* [Dataset extract]
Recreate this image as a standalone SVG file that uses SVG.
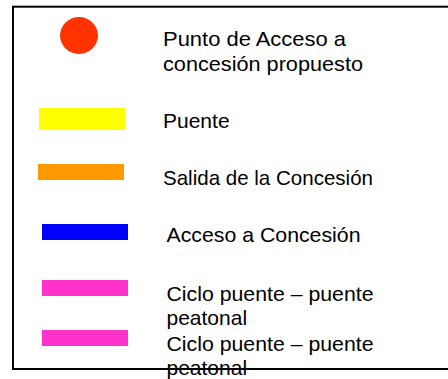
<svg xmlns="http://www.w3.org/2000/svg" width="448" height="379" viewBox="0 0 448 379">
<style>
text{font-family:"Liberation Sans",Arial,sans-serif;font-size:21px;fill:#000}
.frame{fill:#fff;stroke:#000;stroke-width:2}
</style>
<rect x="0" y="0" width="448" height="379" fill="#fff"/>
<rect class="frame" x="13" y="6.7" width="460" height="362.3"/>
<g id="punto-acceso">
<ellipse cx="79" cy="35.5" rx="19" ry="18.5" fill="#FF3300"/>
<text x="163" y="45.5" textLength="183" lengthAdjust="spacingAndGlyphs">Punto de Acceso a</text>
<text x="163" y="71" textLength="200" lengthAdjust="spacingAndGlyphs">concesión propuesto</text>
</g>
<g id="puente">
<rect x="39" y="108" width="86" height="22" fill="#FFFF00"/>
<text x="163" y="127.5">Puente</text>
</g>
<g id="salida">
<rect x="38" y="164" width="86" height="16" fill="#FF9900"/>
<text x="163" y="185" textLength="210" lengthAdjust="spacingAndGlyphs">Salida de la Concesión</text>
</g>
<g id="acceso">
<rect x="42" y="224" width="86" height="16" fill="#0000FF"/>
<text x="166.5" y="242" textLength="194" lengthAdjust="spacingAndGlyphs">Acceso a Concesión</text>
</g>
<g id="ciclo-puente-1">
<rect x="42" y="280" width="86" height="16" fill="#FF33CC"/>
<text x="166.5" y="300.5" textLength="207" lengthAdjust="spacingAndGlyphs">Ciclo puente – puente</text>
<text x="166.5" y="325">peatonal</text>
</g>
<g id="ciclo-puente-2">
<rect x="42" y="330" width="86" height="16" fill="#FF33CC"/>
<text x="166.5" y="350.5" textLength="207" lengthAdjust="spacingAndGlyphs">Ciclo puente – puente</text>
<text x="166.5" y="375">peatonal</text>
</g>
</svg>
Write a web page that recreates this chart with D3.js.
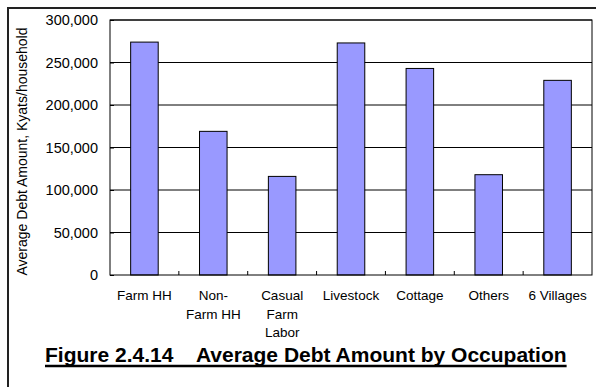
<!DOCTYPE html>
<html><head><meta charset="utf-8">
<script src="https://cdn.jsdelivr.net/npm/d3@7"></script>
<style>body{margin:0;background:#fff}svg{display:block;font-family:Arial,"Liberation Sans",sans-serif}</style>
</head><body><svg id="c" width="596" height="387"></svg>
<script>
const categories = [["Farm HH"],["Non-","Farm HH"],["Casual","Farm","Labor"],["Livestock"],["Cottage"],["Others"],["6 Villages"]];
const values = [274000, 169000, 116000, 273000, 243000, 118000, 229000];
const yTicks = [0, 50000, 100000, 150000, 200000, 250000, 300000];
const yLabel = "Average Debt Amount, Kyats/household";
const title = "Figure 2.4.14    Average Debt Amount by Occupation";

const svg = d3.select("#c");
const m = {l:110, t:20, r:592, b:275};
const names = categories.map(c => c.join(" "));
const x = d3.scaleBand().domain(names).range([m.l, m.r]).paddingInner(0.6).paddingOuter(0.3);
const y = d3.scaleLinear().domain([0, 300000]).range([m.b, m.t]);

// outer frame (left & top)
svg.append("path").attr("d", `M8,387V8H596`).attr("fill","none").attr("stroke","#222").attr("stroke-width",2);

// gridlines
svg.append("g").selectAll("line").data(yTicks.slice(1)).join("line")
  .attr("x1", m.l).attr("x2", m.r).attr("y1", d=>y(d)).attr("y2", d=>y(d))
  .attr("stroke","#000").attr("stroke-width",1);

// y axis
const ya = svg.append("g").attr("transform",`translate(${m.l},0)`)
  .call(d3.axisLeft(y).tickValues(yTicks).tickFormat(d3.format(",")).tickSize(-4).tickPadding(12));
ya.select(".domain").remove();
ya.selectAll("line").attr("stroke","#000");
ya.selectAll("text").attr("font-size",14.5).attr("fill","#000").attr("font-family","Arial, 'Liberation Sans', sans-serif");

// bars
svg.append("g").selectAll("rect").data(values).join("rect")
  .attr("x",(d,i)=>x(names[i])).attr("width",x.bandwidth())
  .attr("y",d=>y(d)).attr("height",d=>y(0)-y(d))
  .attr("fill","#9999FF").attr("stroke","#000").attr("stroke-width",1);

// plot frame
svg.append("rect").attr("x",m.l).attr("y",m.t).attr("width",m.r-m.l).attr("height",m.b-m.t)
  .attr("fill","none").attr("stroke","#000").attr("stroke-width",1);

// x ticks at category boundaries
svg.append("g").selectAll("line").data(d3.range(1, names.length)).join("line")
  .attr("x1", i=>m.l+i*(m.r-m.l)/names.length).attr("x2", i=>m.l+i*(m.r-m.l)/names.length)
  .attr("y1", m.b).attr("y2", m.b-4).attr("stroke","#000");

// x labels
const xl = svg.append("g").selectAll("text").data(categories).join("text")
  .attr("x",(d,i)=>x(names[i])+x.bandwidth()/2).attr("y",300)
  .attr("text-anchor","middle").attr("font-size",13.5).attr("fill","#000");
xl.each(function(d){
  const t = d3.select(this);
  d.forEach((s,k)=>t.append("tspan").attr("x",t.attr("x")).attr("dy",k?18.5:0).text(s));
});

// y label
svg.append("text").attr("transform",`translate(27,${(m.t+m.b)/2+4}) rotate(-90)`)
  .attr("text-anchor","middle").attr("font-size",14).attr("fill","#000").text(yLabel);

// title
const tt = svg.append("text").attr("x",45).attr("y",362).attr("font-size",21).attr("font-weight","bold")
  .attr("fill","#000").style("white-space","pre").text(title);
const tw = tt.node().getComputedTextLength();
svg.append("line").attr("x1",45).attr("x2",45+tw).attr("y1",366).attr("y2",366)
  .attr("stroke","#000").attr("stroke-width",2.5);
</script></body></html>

* [Given task]
Without the pictures, retype the whole of the material above exactly.

* [Task response]
Recreate this image as a standalone SVG file that uses SVG.
<svg xmlns="http://www.w3.org/2000/svg" width="448" height="379" viewBox="0 0 448 379">
<style>
text{font-family:"Liberation Sans",Arial,sans-serif;font-size:21px;fill:#000}
.frame{fill:#fff;stroke:#000;stroke-width:2}
</style>
<rect x="0" y="0" width="448" height="379" fill="#fff"/>
<rect class="frame" x="13" y="6.7" width="460" height="362.3"/>
<g id="punto-acceso">
<ellipse cx="79" cy="35.5" rx="19" ry="18.5" fill="#FF3300"/>
<text x="163" y="45.5" textLength="183" lengthAdjust="spacingAndGlyphs">Punto de Acceso a</text>
<text x="163" y="71" textLength="200" lengthAdjust="spacingAndGlyphs">concesión propuesto</text>
</g>
<g id="puente">
<rect x="39" y="108" width="86" height="22" fill="#FFFF00"/>
<text x="163" y="127.5">Puente</text>
</g>
<g id="salida">
<rect x="38" y="164" width="86" height="16" fill="#FF9900"/>
<text x="163" y="185" textLength="210" lengthAdjust="spacingAndGlyphs">Salida de la Concesión</text>
</g>
<g id="acceso">
<rect x="42" y="224" width="86" height="16" fill="#0000FF"/>
<text x="166.5" y="242" textLength="194" lengthAdjust="spacingAndGlyphs">Acceso a Concesión</text>
</g>
<g id="ciclo-puente-1">
<rect x="42" y="280" width="86" height="16" fill="#FF33CC"/>
<text x="166.5" y="300.5" textLength="207" lengthAdjust="spacingAndGlyphs">Ciclo puente – puente</text>
<text x="166.5" y="325">peatonal</text>
</g>
<g id="ciclo-puente-2">
<rect x="42" y="330" width="86" height="16" fill="#FF33CC"/>
<text x="166.5" y="350.5" textLength="207" lengthAdjust="spacingAndGlyphs">Ciclo puente – puente</text>
<text x="166.5" y="375">peatonal</text>
</g>
</svg>
Write a web page that recreates this chart with D3.js.
<!DOCTYPE html>
<html><head><meta charset="utf-8">
<script src="https://cdn.jsdelivr.net/npm/d3@7"></script>
<style>body{margin:0;background:#fff}svg{display:block;font-family:Arial,"Liberation Sans",sans-serif}</style>
</head><body><svg id="c" width="596" height="387"></svg>
<script>
const categories = [["Farm HH"],["Non-","Farm HH"],["Casual","Farm","Labor"],["Livestock"],["Cottage"],["Others"],["6 Villages"]];
const values = [274000, 169000, 116000, 273000, 243000, 118000, 229000];
const yTicks = [0, 50000, 100000, 150000, 200000, 250000, 300000];
const yLabel = "Average Debt Amount, Kyats/household";
const title = "Figure 2.4.14    Average Debt Amount by Occupation";

const svg = d3.select("#c");
const m = {l:110, t:20, r:592, b:275};
const names = categories.map(c => c.join(" "));
const x = d3.scaleBand().domain(names).range([m.l, m.r]).paddingInner(0.6).paddingOuter(0.3);
const y = d3.scaleLinear().domain([0, 300000]).range([m.b, m.t]);

// outer frame (left & top)
svg.append("path").attr("d", `M8,387V8H596`).attr("fill","none").attr("stroke","#222").attr("stroke-width",2);

// gridlines
svg.append("g").selectAll("line").data(yTicks.slice(1)).join("line")
  .attr("x1", m.l).attr("x2", m.r).attr("y1", d=>y(d)).attr("y2", d=>y(d))
  .attr("stroke","#000").attr("stroke-width",1);

// y axis
const ya = svg.append("g").attr("transform",`translate(${m.l},0)`)
  .call(d3.axisLeft(y).tickValues(yTicks).tickFormat(d3.format(",")).tickSize(-4).tickPadding(12));
ya.select(".domain").remove();
ya.selectAll("line").attr("stroke","#000");
ya.selectAll("text").attr("font-size",14.5).attr("fill","#000").attr("font-family","Arial, 'Liberation Sans', sans-serif");

// bars
svg.append("g").selectAll("rect").data(values).join("rect")
  .attr("x",(d,i)=>x(names[i])).attr("width",x.bandwidth())
  .attr("y",d=>y(d)).attr("height",d=>y(0)-y(d))
  .attr("fill","#9999FF").attr("stroke","#000").attr("stroke-width",1);

// plot frame
svg.append("rect").attr("x",m.l).attr("y",m.t).attr("width",m.r-m.l).attr("height",m.b-m.t)
  .attr("fill","none").attr("stroke","#000").attr("stroke-width",1);

// x ticks at category boundaries
svg.append("g").selectAll("line").data(d3.range(1, names.length)).join("line")
  .attr("x1", i=>m.l+i*(m.r-m.l)/names.length).attr("x2", i=>m.l+i*(m.r-m.l)/names.length)
  .attr("y1", m.b).attr("y2", m.b-4).attr("stroke","#000");

// x labels
const xl = svg.append("g").selectAll("text").data(categories).join("text")
  .attr("x",(d,i)=>x(names[i])+x.bandwidth()/2).attr("y",300)
  .attr("text-anchor","middle").attr("font-size",13.5).attr("fill","#000");
xl.each(function(d){
  const t = d3.select(this);
  d.forEach((s,k)=>t.append("tspan").attr("x",t.attr("x")).attr("dy",k?18.5:0).text(s));
});

// y label
svg.append("text").attr("transform",`translate(27,${(m.t+m.b)/2+4}) rotate(-90)`)
  .attr("text-anchor","middle").attr("font-size",14).attr("fill","#000").text(yLabel);

// title
const tt = svg.append("text").attr("x",45).attr("y",362).attr("font-size",21).attr("font-weight","bold")
  .attr("fill","#000").style("white-space","pre").text(title);
const tw = tt.node().getComputedTextLength();
svg.append("line").attr("x1",45).attr("x2",45+tw).attr("y1",366).attr("y2",366)
  .attr("stroke","#000").attr("stroke-width",2.5);
</script></body></html>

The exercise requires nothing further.